The perfect Valentine’s Day read for: Anyone looking to reassemble that shrine to Jared Leto that used to occupy your sixth-grade locker.

Between the covers: It’s hard to forget, or really get over, your first celebrity crush. In this hilarious and poignant essay collection, popular writers such as Jodi Picoult recount their first taste of infatuation and dish about the obsessive and embarrassing ways they expressed their love.

Best advice for the lovelorn: “We worship perfection because we can’t have it,” wrote Fernando Pessoa. “If we had it, we would reject it.”

Strangest tidbit: Even a few video game characters (Laura Croft from “Tomb Raider” being one) make the list for first-crush material.

Sample quote: “It doesn’t matter that he’s a character in an epic film played by a famous movie star. Or that I’m a gawky thirteen-year-old with giant buckteeth and wads of scratchy toilet paper stuffed in my training bra. I believe that when we meet. . . my tiny breasts and big choppers will be of little consequence.” 

The perfect Valentine’s Day read for: Anyone discouraged after spending too much time in the dismal depths of the dating world.

Between the covers: Bay Area author Wendy Newman, a “relationship expert” who went on the titular 121 first dates before meeting her partner, encourages the downtrodden to stay in the dating game. She offers (sometimes cringeworthy) personal anecdotes alongside practical advice and tips to help readers date efficiently and avoid the worst dating mistakes—and promises that it is possible to have an amazing first date with anyone. 
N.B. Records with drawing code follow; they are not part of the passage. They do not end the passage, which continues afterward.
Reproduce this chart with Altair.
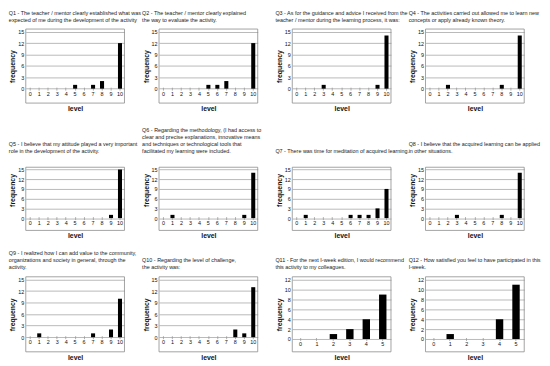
import altair as alt
import pandas as pd

levels10 = list(range(11))
levels5 = list(range(6))

q_ids = ["Q1", "Q2", "Q3", "Q4", "Q5", "Q6", "Q7", "Q8", "Q9", "Q10", "Q11", "Q12"]

titles = {
    "Q1": ["Q1 - The teacher / mentor clearly established what was", "expected of me during the development of the activity"],
    "Q2": ["Q2 - The teacher / mentor clearly explained", "the way to evaluate the activity."],
    "Q3": ["Q3 - As for the guidance and advice I received from the", "teacher / mentor during the learning process, it was:"],
    "Q4": ["Q4 - The activities carried out allowed me to learn new", "concepts or apply already known theory."],
    "Q5": ["Q5 - I believe that my attitude played a very important", "role in the development of the activity."],
    "Q6": ["Q6 - Regarding the methodology, (I had access to", "clear and precise explanations, innovative means",
           "and techniques or technological tools that", "facilitated my learning were included."],
    "Q7": ["Q7 - There was time for meditation of acquired learning."],
    "Q8": ["Q8 - I believe that the acquired learning can be applied", "in other situations."],
    "Q9": ["Q9 - I realized how I can add value to the community,", "organizations and society in general, through the", "activity."],
    "Q10": ["Q10 - Regarding the level of challenge,", "the activity was:"],
    "Q11": ["Q11 - For the next I-week edition, I would recommend", "this activity to my colleagues."],
    "Q12": ["Q12 - How satisfied you feel to have participated in this", "I-week."],
}

q1 = [0, 0, 0, 0, 0, 1, 0, 1, 2, 0, 12]
q2 = [0, 0, 0, 0, 0, 1, 1, 2, 0, 0, 12]
q3 = [0, 0, 0, 1, 0, 0, 0, 0, 0, 1, 14]
q4 = [0, 0, 1, 0, 0, 0, 0, 0, 1, 0, 14]
q5 = [0, 0, 0, 0, 0, 0, 0, 0, 0, 1, 15]
q6 = [0, 1, 0, 0, 0, 0, 0, 0, 0, 1, 14]
q7 = [0, 1, 0, 0, 0, 0, 1, 1, 1, 3, 9]
q8 = [0, 0, 0, 1, 0, 0, 0, 0, 1, 0, 14]
q9 = [0, 1, 0, 0, 0, 0, 0, 1, 0, 2, 10]
q10 = [0, 0, 0, 0, 0, 0, 0, 0, 2, 1, 13]
q11 = [0, 0, 1, 2, 4, 9]
q12 = [0, 1, 0, 0, 4, 11]

counts = dict(zip(q_ids, [q1, q2, q3, q4, q5, q6, q7, q8, q9, q10, q11, q12]))

FONT = "Liberation Sans Narrow, Liberation Sans, Arial Narrow, sans-serif"
W = 100


def panel(q, box_h, ext, title_offset):
    c = counts[q]
    levels = levels10 if len(c) == 11 else levels5
    if len(c) == 11:
        ymax, step, lo, hi = 15, 3, -3.8, 15.7
    else:
        ymax, step, lo, hi = 12, 2, -2.6, 12.6
    view_h = box_h + ext
    hi_ext = hi + ext * (hi - lo) / box_h
    df = pd.DataFrame({"level": levels, "count": c})
    zero_px = box_h * (-lo) / (hi - lo)
    xscale = alt.Scale(domain=levels, paddingInner=0.55, paddingOuter=0.275)
    yscale = alt.Scale(domain=[lo, hi_ext], nice=False, zero=False)
    x = alt.X("level:O", scale=xscale,
              axis=alt.Axis(title="level", labelAngle=0, offset=-zero_px - 1.5, grid=False,
                            domain=False, tickColor="#999999", tickSize=3, tickWidth=0.8,
                            labelPadding=1.0, labelOverlap=False,
                            titlePadding=max(zero_px - 6.5, 0)))
    y = alt.Y("count:Q", scale=yscale,
              axis=alt.Axis(title="frequency", values=list(range(0, ymax + 1, step)),
                            grid=True, gridColor="#a8a8a8", gridWidth=0.8, labelOverlap=False,
                            domain=False, ticks=False, labelPadding=2, titlePadding=2))
    bars = alt.Chart(df[df["count"] > 0]).mark_bar(color="black").encode(x=x, y=y)
    frame = alt.Chart(pd.DataFrame({"f": [0]})).mark_rect(
        fillOpacity=0, stroke="#8c8c8c", strokeWidth=0.8
    ).encode(x=alt.value(0), x2=alt.value(W), y=alt.value(ext), y2=alt.value(view_h))
    return alt.layer(bars, frame).properties(
        width=W, height=view_h,
        title=alt.TitleParams(text=titles[q], anchor="start", frame="bounds", fontSize=5.5,
                              font=FONT, fontWeight="normal", color="#1a1a1a",
                              lineHeight=7.2, offset=title_offset))


panels = []
for i, q in enumerate(q_ids):
    if i < 4:
        panels.append(panel(q, 75, 0, 5))
    elif i < 8:
        panels.append(panel(q, 64, 18, -5))
    else:
        panels.append(panel(q, 76, 0, 6))

chart = alt.concat(*panels, columns=4, spacing={"row": 47, "column": 35},
                   bounds="flush", align="each").properties(padding=0).configure_view(
    stroke="transparent"
).configure_axis(
    labelFont=FONT, titleFont=FONT, labelFontSize=5.5, titleFontSize=7,
    titleFontWeight="bold", labelColor="#111111", titleColor="#111111"
)

chart.save("out.html", embed_options={"renderer": "svg", "actions": False})
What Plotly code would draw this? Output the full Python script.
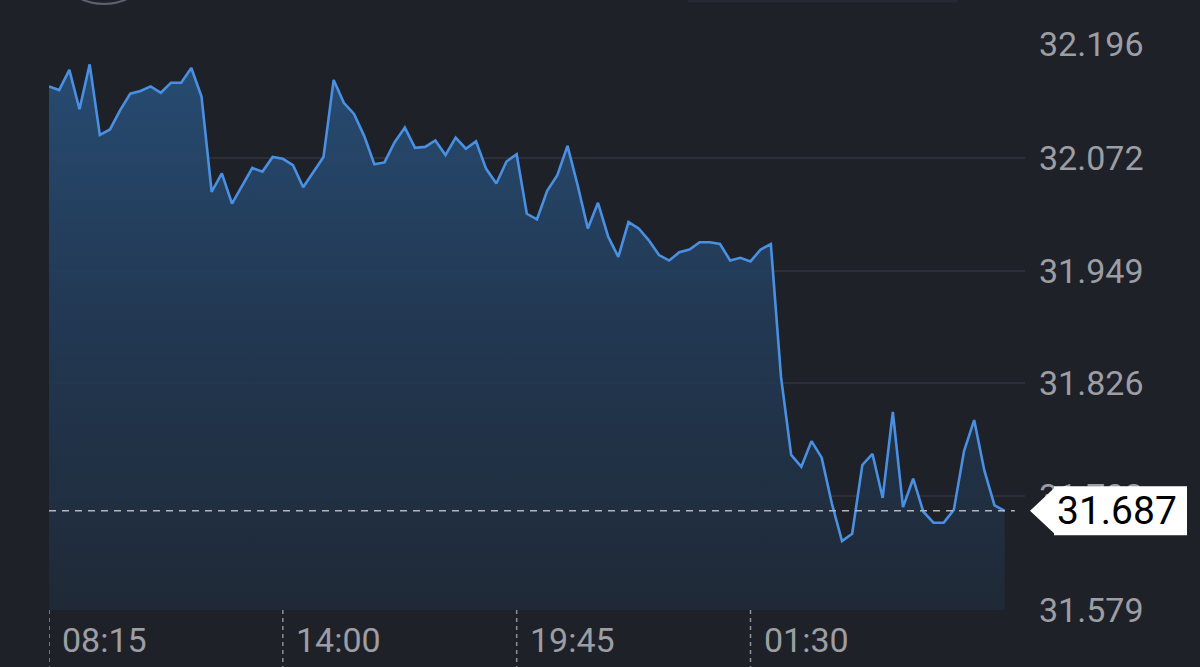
import pandas as pd
import plotly.graph_objects as go


# ============================================================
# Data (15 minute quotes)
# ============================================================

start_time = "2024-05-06 08:15"

prices = [
    32.150, 32.146, 32.168, 32.125, 32.174, 32.097, 32.103, 32.124,
    32.142, 32.145, 32.150, 32.143, 32.154, 32.154, 32.170, 32.139,
    32.035, 32.055, 32.022, 32.041, 32.061, 32.057, 32.073, 32.071,
    32.064, 32.040, 32.056, 32.073, 32.157, 32.132, 32.120, 32.096,
    32.065, 32.067, 32.089, 32.105, 32.083, 32.084, 32.091, 32.075,
    32.094, 32.082, 32.090, 32.060, 32.044, 32.068, 32.076, 32.011,
    32.005, 32.036, 32.053, 32.085, 32.042, 31.995, 32.023, 31.986,
    31.964, 32.002, 31.995, 31.982, 31.966, 31.960, 31.969, 31.972,
    31.980, 31.980, 31.978, 31.960, 31.963, 31.959, 31.972, 31.978,
    31.833, 31.748, 31.735, 31.763, 31.745, 31.695, 31.654, 31.662,
    31.737, 31.749, 31.701, 31.795, 31.691, 31.722, 31.686, 31.674,
    31.674, 31.688, 31.752, 31.786, 31.731, 31.693, 31.687,
]

last_price = 31.687

y_tick_values = [32.196, 32.072, 31.949, 31.826, 31.703, 31.579]
y_tick_labels = ["32.196", "32.072", "31.949", "31.826", "31.703", "31.579"]

x_tick_times = ["2024-05-06 08:15", "2024-05-06 14:00",
                "2024-05-06 19:45", "2024-05-07 01:30"]
x_tick_labels = ["08:15", "14:00", "19:45", "01:30"]

times = pd.date_range(start_time, periods=len(prices), freq="15min")
x_end = pd.Timestamp(start_time) + pd.Timedelta(hours=24)


# ============================================================
# Layout constants
# ============================================================

W, H = 1200, 667
M_L, M_R, M_T, M_B = 49, 175, 44, 57
PLOT_W = W - M_L - M_R
PLOT_H = H - M_T - M_B

BG = "#1f2129"
GRID = "#2c2f38"
LABEL = "#9c9ea4"
LINE = "#4a90e2"
FONT = "Roboto, Inter, 'Open Sans', sans-serif"

y_lo, y_hi = min(y_tick_values), max(y_tick_values)
pad = 0.0002
units_per_px = (y_hi - y_lo + 2 * pad) / PLOT_H


def px_x(p):
    return (p - M_L) / PLOT_W


def px_y(p):
    return (H - M_B - p) / PLOT_H


fig = go.Figure()

# ------------------------------------------------------------
# Price area
# ------------------------------------------------------------

fig.add_trace(
    go.Scatter(
        x=times,
        y=prices,
        mode="lines",
        line=dict(color=LINE, width=2.6),
        fill="tozeroy",
        fillgradient=dict(
            type="vertical",
            colorscale=[[0, "rgba(31,42,56,0.9)"],
                        [0.5, "rgba(34,58,86,0.9)"],
                        [1, "rgba(40,80,122,0.93)"]],
            start=y_lo,
            stop=y_hi,
        ),
        hoverinfo="skip",
        showlegend=False,
    )
)

# ------------------------------------------------------------
# Last price line and label
# ------------------------------------------------------------

fig.add_shape(
    type="line", xref="x", yref="y",
    x0=times[0], x1=times[-1] + pd.Timedelta(minutes=15),
    y0=last_price, y1=last_price,
    line=dict(color="#b3b5ba", width=1.6, dash="7px,6px"),
    layer="above",
)

half_h = 24.5 * units_per_px
fig.add_shape(
    type="path", xref="paper", yref="y",
    path=(f"M {px_x(1030)},{last_price} "
          f"L {px_x(1054)},{last_price + half_h * 0.92} "
          f"L {px_x(1054)},{last_price + half_h} "
          f"L {px_x(1187)},{last_price + half_h} "
          f"L {px_x(1187)},{last_price - half_h} "
          f"L {px_x(1054)},{last_price - half_h} "
          f"L {px_x(1054)},{last_price - half_h * 0.92} Z"),
    fillcolor="white", line=dict(width=0),
    layer="above",
)

fig.add_annotation(
    x=px_x(1054), xref="paper", xanchor="left", xshift=1,
    y=last_price, yref="y", yanchor="middle",
    text=f"{last_price:.3f}",
    showarrow=False,
    font=dict(family=FONT, size=39, color="black"),
)

# ------------------------------------------------------------
# Time axis: dashed markers and labels below the plot
# ------------------------------------------------------------

for t, lab in zip(x_tick_times, x_tick_labels):
    fig.add_shape(
        type="line", xref="x", yref="paper",
        x0=t, x1=t, y0=0, y1=px_y(H + 2),
        line=dict(color="#8e9197", width=1.5, dash="4px,4px"),
    )
    fig.add_annotation(
        x=t, xref="x", xanchor="left", xshift=11,
        y=0, yref="paper", yanchor="middle", yshift=-30,
        text=lab, showarrow=False,
        font=dict(family=FONT, size=34, color=LABEL),
    )

# ------------------------------------------------------------
# Cut-off UI pieces at the top edge
# ------------------------------------------------------------

fig.add_shape(
    type="circle", xref="paper", yref="paper",
    x0=px_x(50), x1=px_x(158), y0=px_y(4), y1=px_y(-104),
    line=dict(color="#5f626a", width=2),
)
fig.add_shape(
    type="rect", xref="paper", yref="paper",
    x0=px_x(688), x1=px_x(958), y0=px_y(2.5), y1=px_y(-30),
    fillcolor="#262932", line=dict(width=0),
)

# ------------------------------------------------------------
# Layout
# ------------------------------------------------------------

fig.update_layout(
    width=W,
    height=H,
    margin=dict(l=M_L, r=M_R, t=M_T, b=M_B),
    paper_bgcolor=BG,
    plot_bgcolor=BG,
    font=dict(family=FONT, color=LABEL),
    showlegend=False,
)

fig.update_xaxes(
    range=[times[0], x_end],
    showgrid=False,
    zeroline=False,
    showticklabels=False,
    ticks="",
)

fig.update_yaxes(
    range=[y_lo - pad, y_hi + pad],
    side="right",
    tickvals=y_tick_values,
    ticktext=y_tick_labels,
    tickfont=dict(family=FONT, size=34, color=LABEL),
    ticklabelstandoff=13,
    showgrid=True,
    gridcolor=GRID,
    gridwidth=2,
    zeroline=False,
    ticks="",
)

# drop the default page margin so the figure sits at the window corner
fig.write_html(
    "out.html",
    config={"displayModeBar": False},
    post_script="document.body.style.margin='0';"
                "document.body.style.background='%s';" % BG,
)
Best advice for the lovelorn: “No matter how steamy he is, if he doesn’t think I’m hot, he’s no longer hot to me.”

Strangest tidbit: “Don’t go hiking on a first meet-and-greet date. He could be a recovering drug addict and felon who has been known to carry a hammer in his back pocket.”

Choice quote: “My way (or couple of ways) may not be The One True Way, if there is such a thing. If the shoe doesn’t fit for you, it ain’t your shoe. Don’t cram it on; this could be a long hike.”